The show’s scheduled air times vary on HGTV’s website, but a marathon of episodes from its third season is on tap beginning at 8 a.m., July 8.

“What we do from my perspective as a carpenter is one of the most incredible things in the world,” Collins said recently via telephone from his home in Powder Springs. His mother and brother still live in Lee’s Summit and Collins has a sister that’s a resident of Pleasant Hill. “This large scale renovation that for any homeowner would be very stressful – marry that with a TV production and it becomes super stressful. Also, it’s a super-duper time constraint.

“We knock out these projects on average in about three weeks. Just the pure scope and size of the projects dictate that it should be a four month project, but because of the TV thing it’s accelerated.”

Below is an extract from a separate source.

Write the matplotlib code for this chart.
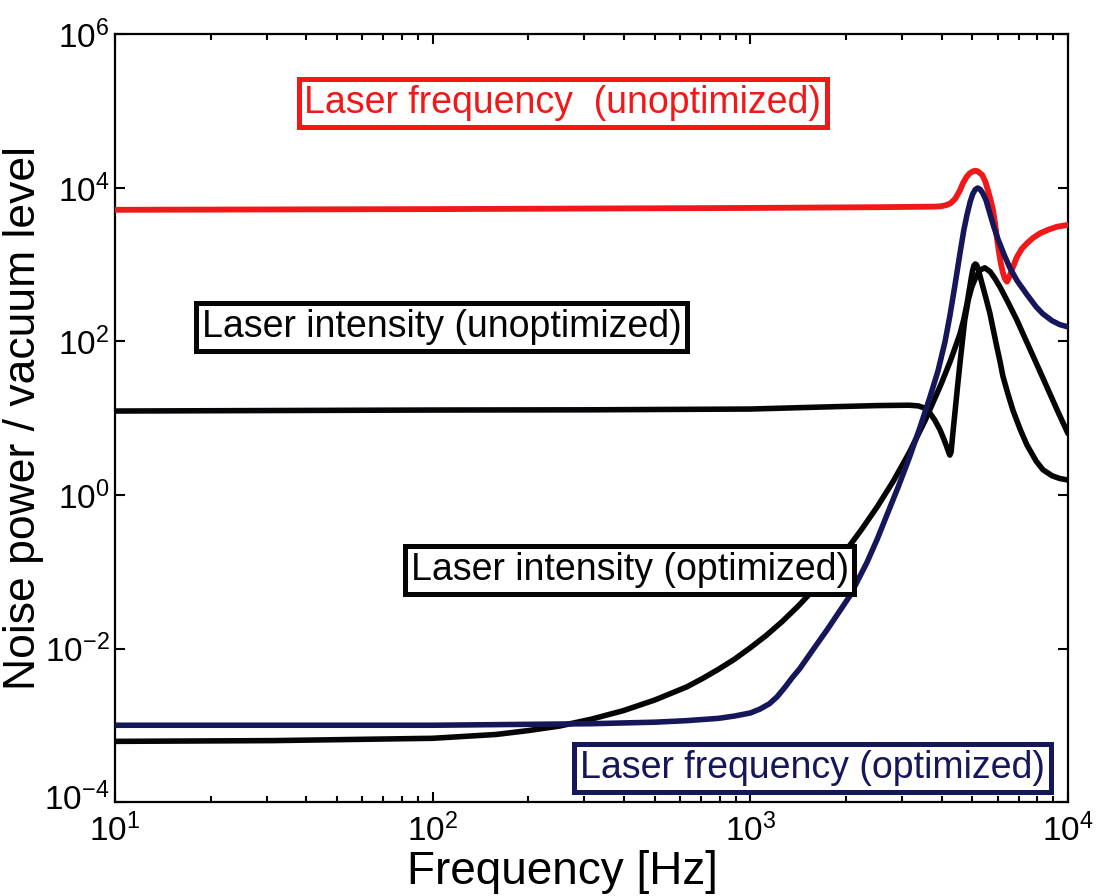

Collins was referred to the show by a friend of a friend of a business associate. He had built a successful carpentry business in Georgia through the years and the friend suggested he audition for a part another associate had to pass on.

He auditioned by displaying some of his craftsmanship and eventually got what he thought would be a behind-the-scenes role. Before long, Collins and the rest of the crew were spending time on-screen with the show’s host.

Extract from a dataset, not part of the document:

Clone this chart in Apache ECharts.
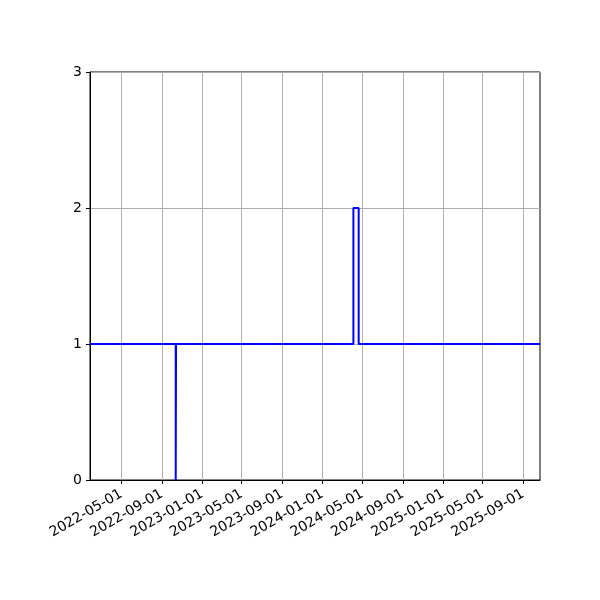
<!DOCTYPE html>
<html><head><meta charset="utf-8">
<script src="https://cdn.jsdelivr.net/npm/echarts@6/dist/echarts.min.js"></script>
<style>html,body{margin:0;padding:0;background:#fff}#c{width:600px;height:600px}</style>
</head><body><div id="c"></div>
<script>
const stepDates = ['2022-01-26','2022-10-13','2022-10-14','2024-04-04','2024-04-20','2025-10-22'];
const stepValues = [1, 0, 1, 2, 1, 1];
const xTickDates = ['2022-05-01','2022-09-01','2023-01-01','2023-05-01','2023-09-01','2024-01-01','2024-05-01','2024-09-01','2025-01-01','2025-05-01','2025-09-01'];
const xRange = ['2022-01-26','2025-10-22'];
const yTicks = [0, 1, 2, 3];

function ts(s){const p=s.split('-').map(Number);return Date.UTC(p[0],p[1]-1,p[2]);}
function fmt(v){const d=new Date(v);const m=d.getUTCMonth()+1, dd=d.getUTCDate();return d.getUTCFullYear()+'-'+(m<10?'0':'')+m+'-'+(dd<10?'0':'')+dd;}

const chart = echarts.init(document.getElementById('c'), null, {renderer:'canvas'});
const font = 'DejaVu Sans';
const tickVals = xTickDates.map(ts);
chart.setOption({
  animation:false,
  backgroundColor:'#fff',
  grid:{left:90,right:60,top:72,bottom:120,show:true,borderColor:'#000',borderWidth:1,backgroundColor:'transparent'},
  xAxis:{
    type:'value', min:ts(xRange[0]), max:ts(xRange[1]), scale:true,
    axisLine:{show:true,lineStyle:{color:'#000',width:1}},
    axisTick:{show:true,inside:false,length:4,lineStyle:{color:'#000'},customValues:tickVals},
    axisLabel:{show:true,rotate:30,margin:13,color:'#000',fontFamily:font,fontSize:14,customValues:tickVals,formatter:v=>fmt(v),hideOverlap:false},
    splitLine:{show:true,lineStyle:{color:'#b0b0b0',width:1}}
  },
  yAxis:{
    type:'value', min:yTicks[0], max:yTicks[yTicks.length-1], interval:1,
    axisLine:{show:true,lineStyle:{color:'#000',width:1}},
    axisTick:{show:true,inside:false,length:4,lineStyle:{color:'#000'}},
    axisLabel:{color:'#000',fontFamily:font,fontSize:14,margin:8},
    splitLine:{show:true,lineStyle:{color:'#b0b0b0',width:1}}
  },
  series:[{
    type:'line', step:'end', showSymbol:false, symbol:'none',
    data: stepDates.map((d,i)=>[ts(d),stepValues[i]]),
    lineStyle:{color:'#0000ff',width:2},
    clip:true
  }]
});
</script></body></html>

“I’m a carpenter,” Collins said. “I’m not a (television) personality. I don’t even watch that much TV.”

Reality television star or not, Collins and the rest of the cast and crew gathered June 29 at the behest of Chip Wade, the show’s host, to celebrate the win.

“In a project like this, being in close quarters and cranking out these projects on such a tight budget and time strain, you really do need to hang out with people you like,” Collins said. “Chip is probably one of the nicest guys in the world. He has a vision for what he wants to accomplish in this world and is very cleaver and he’s very, very good at what he does.

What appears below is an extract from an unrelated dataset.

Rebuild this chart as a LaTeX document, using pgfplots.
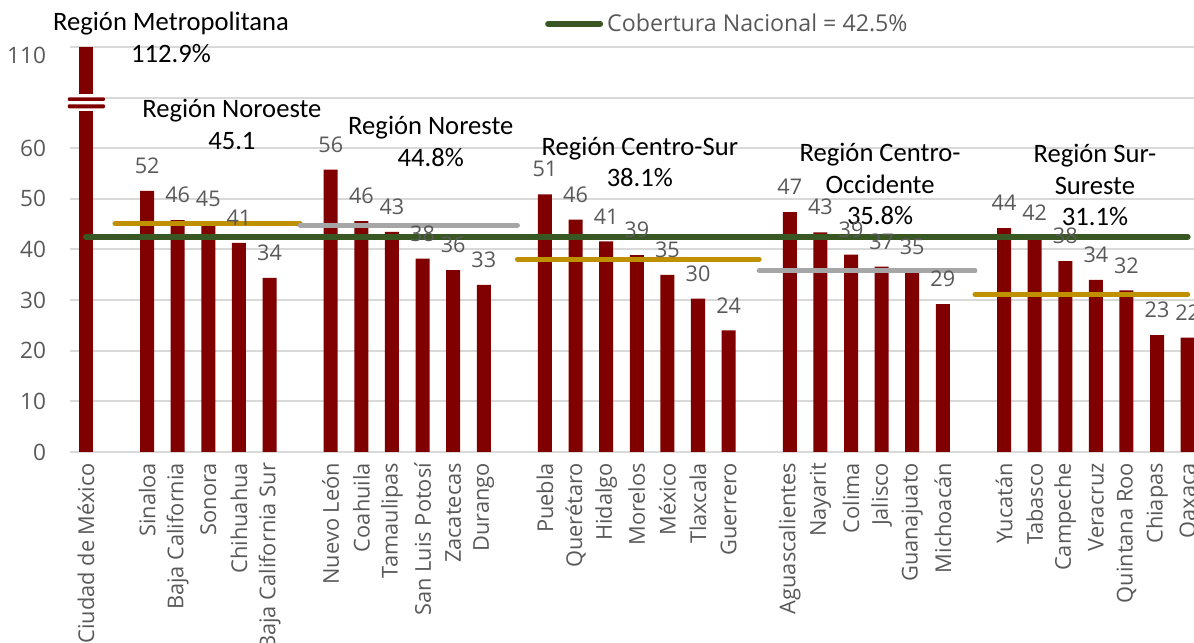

“He assembled this ‘Dream Team’ he likes to call it of talented people that have egoless personalities … it really is kind of a family, best friend kind of scenario.”

“I was fortunate enough with this series to hand select my entire team,” Wade added via telephone. “As important as it is to be very skilled at what you do it’s also very important to work around people with similar work ethic. Everybody that is on my personal staff I hand-plucked away from there own successful personal businesses to join the common cause. That’s how we are able to achieve the things that we do.”

And what attracted Wade to Collins’ skills?

“Paddy is the kind of guy that knows a little bit about a whole lot of different things which is very important,” Wade said. “I was a piece of that progression for him coming a little bit more to the forefront (of the show). I have no actors on my show. Anybody that is there just for the sake of personality will not last very long simply because we don’t have time to put up with people who are not team players and don’t add value to what we are doing.

“Paddy, because he is so integral in what I do, it kind of allowed us to be able to show our real interactions together. The fact that we have a nice, positive rapport with one another we’re able to be ourselves at all times.”